Время запрета на печать, длившееся почти сорок лет, стало для литовцев почти такой же мифологической эпохой, как времена великих князей. Средневековые правители и борьба с крестоносцами дали право на жизнь литовскому государству, а книгоноши и их стычки с царской полицией — новой нации, решившей это государство возродить. Со временем власти перестали печатать литовские книги на кириллице: все равно их никто не покупал. Таких книг выпустили очень мало — сейчас эти презираемые когда-то издания приобрели статус библиографических редкостей. (Говорят — хоть это и не доказано, — что в 1950 году советская администрация решила перевести литовскую печать на кириллицу, дабы литовцы стали ближе к братскому русскому народу, но Сталин скептически отнесся к этой мысли и напомнил, что однажды это уже привело к нежелательным последствиям). Запрещенная «тамиздатская» печать стала фактором, считаться с которым должен был каждый. В 1904 году Николай II признал очевидную бессмысленность запрета литовской печати; на всякий случай объявили, что это было сделано по местной, не по петербургской инициативе, и никогда не имело законной силы. Вернулись латинские буквы, и все литовское национальное движение за одну ночь вышло из подполья. Пятрас Вилейшис тут же основал легальную газету «Вильнюсские новости», с которой стали сотрудничать интеллигенты, говорящие по-литовски.
Все это произошло еще до революции 1905 года, но в исторической перспективе с ней совпало. Корни нового восстания крылись не в Литве и не в Польше — его породила развивающаяся Россия, судьбоносные изменения в сознании, подготовленные несколькими поколениями западников и радикалов, ускоренные постыдным поражением в японской войне. Но и Литва, и Польша превратили 1905 год в часть своей истории. Вильнюс немного отстал от Варшавы и Лодзи — хотя бы потому, что восстание было рабочим, а индустрии в «Северо-Западном крае» не хватало, но в деревнях студенты-вильнюсцы разгоняли царскую администрацию, закрывали русские школы, даже создавали вооруженные отряды, как в 1863 году. Осенью царский манифест объявил свободу слова, печати и собраний; через полтора месяца, 4-5 декабря, литовцы созвали две тысячи представителей из всех приходов и волостей в свою бывшую столицу и назвали их съезд Великим вильнюсским сеймом. Приезжие не без труда поместились в новом городском зале, шикарном, но несколько безвкусном, который недавно был построен недалеко от Остробрамских ворот, рядом с монастырем василианцев. Инициатором Сейма и одним из председателей был Басанавичюс, демократическую партию возглавлял вильнюсский адвокат Антанас Сметона, один из самых красноречивых проповедников новой этнической Литвы, говорящей на литовском языке.

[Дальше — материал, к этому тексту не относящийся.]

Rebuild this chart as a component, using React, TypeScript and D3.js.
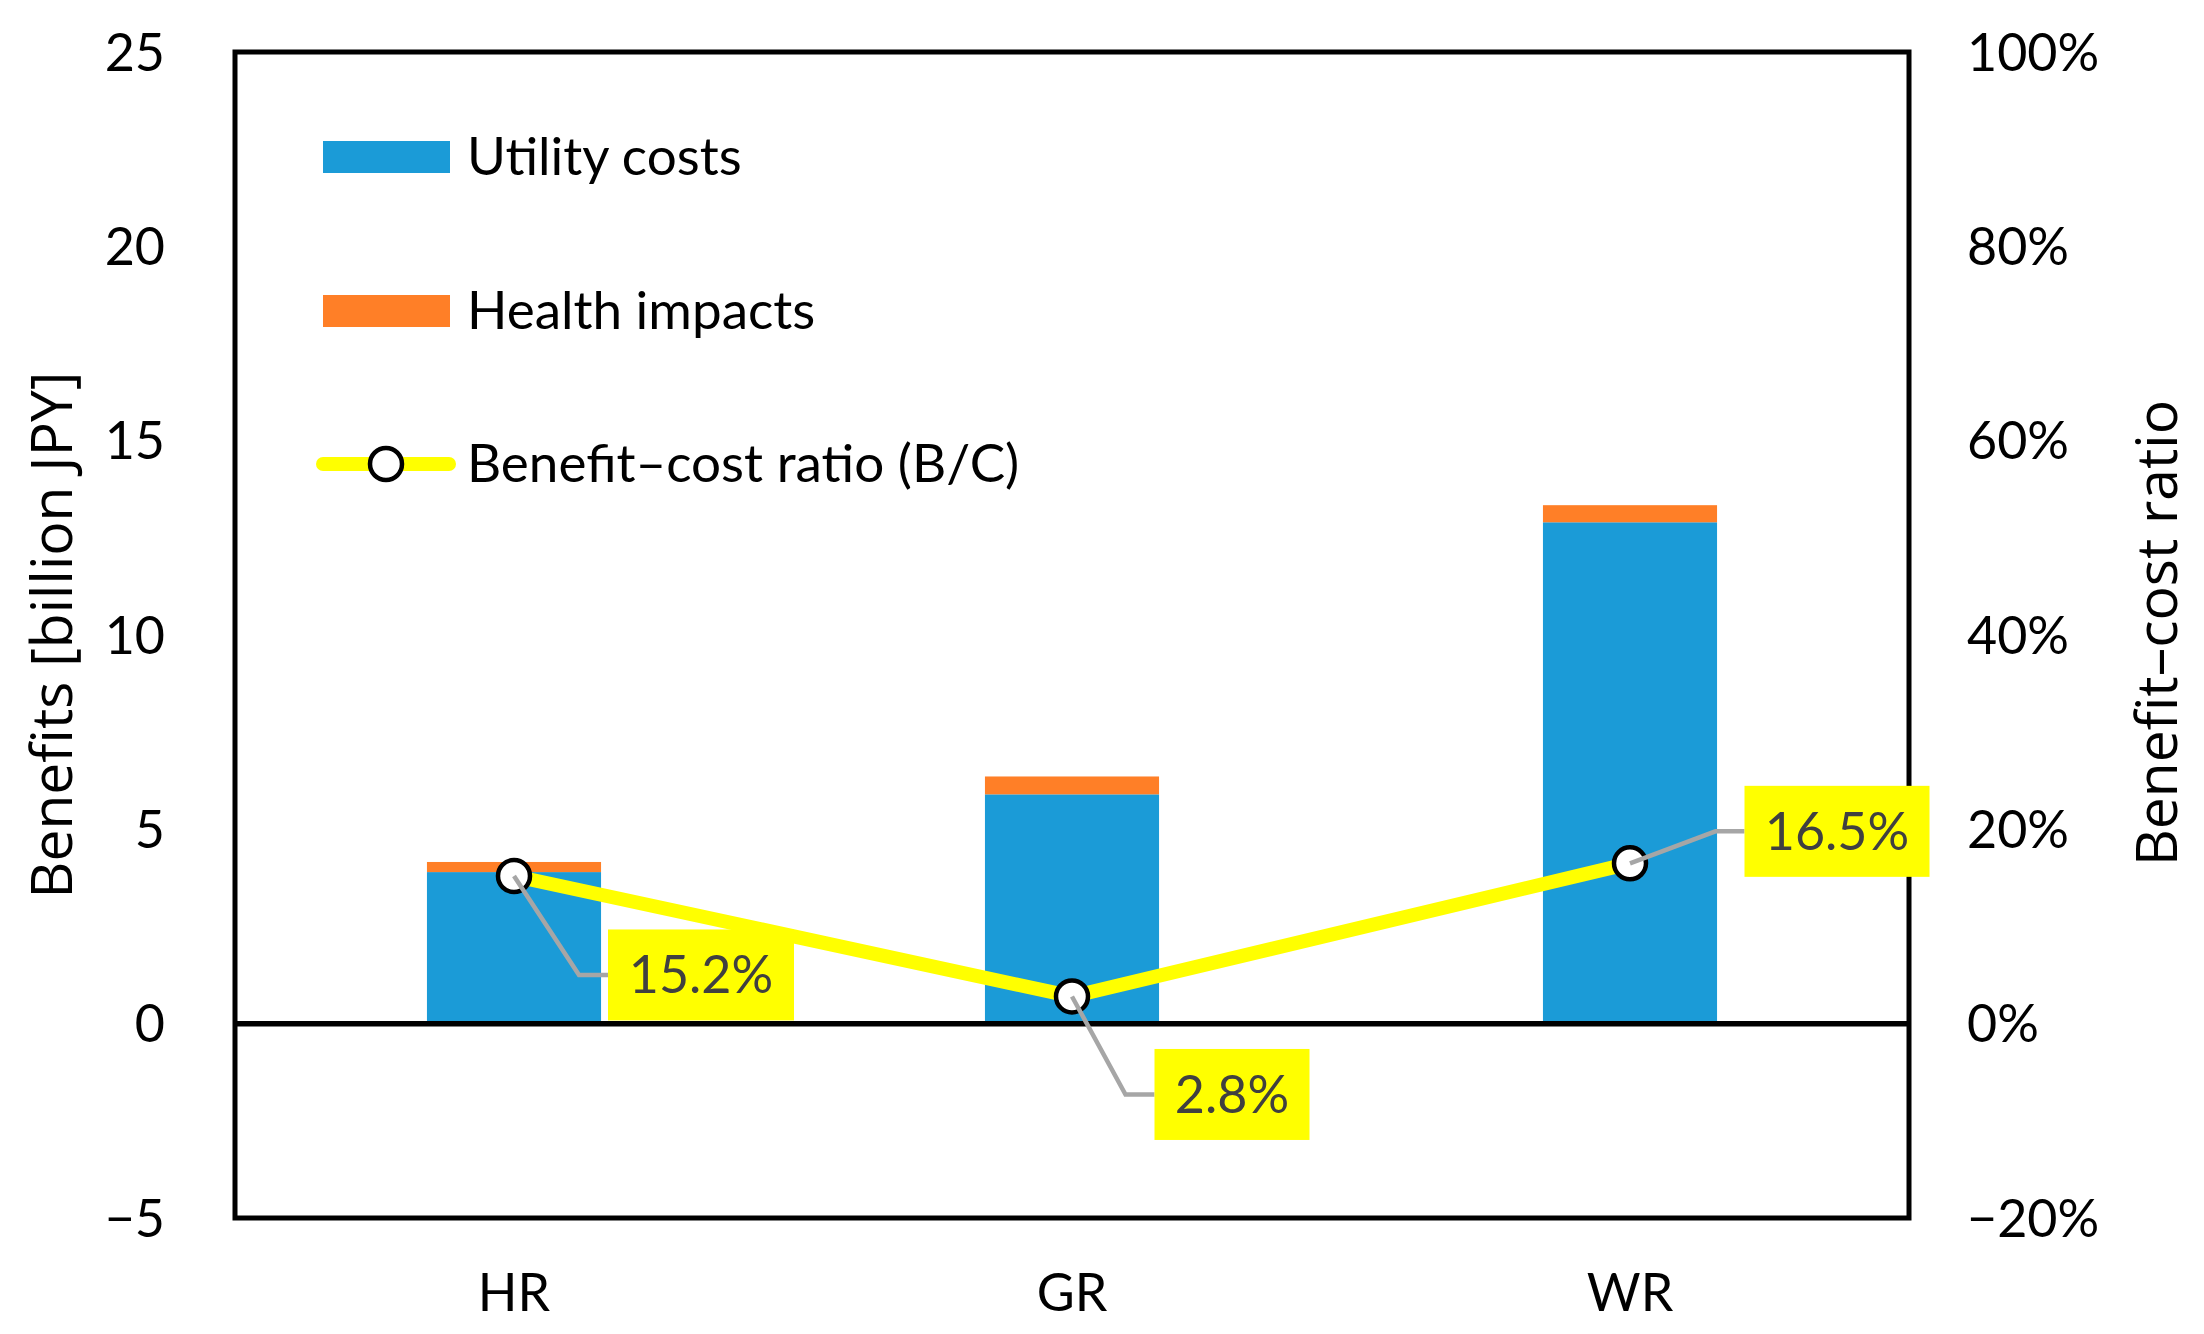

Сейм предложил игнорировать чиновников и законы действующей власти и заявил, что правительство России в Петербурге — главный враг литовского народа, точнее говоря, всех народов империи. Сам он фактически превратился почти в литовское государственное учреждение — первое за последние сорок, если не сто двадцать лет, да еще работающее не в подполье. Представители потребовали автономии Литвы с парламентом в Вильнюсе, который будет выбран общим, равным, прямым и тайным голосованием, с равными правами для мужчин и женщин, всех наций и вероисповеданий. Впрочем, настроение сейма было этноцентристским, все его участники побуждали распространять литовский язык и литовское просвещение, представляли себе будущую автономную Литву как литовское государство, в котором поляки и другие народы будут меньшинствами.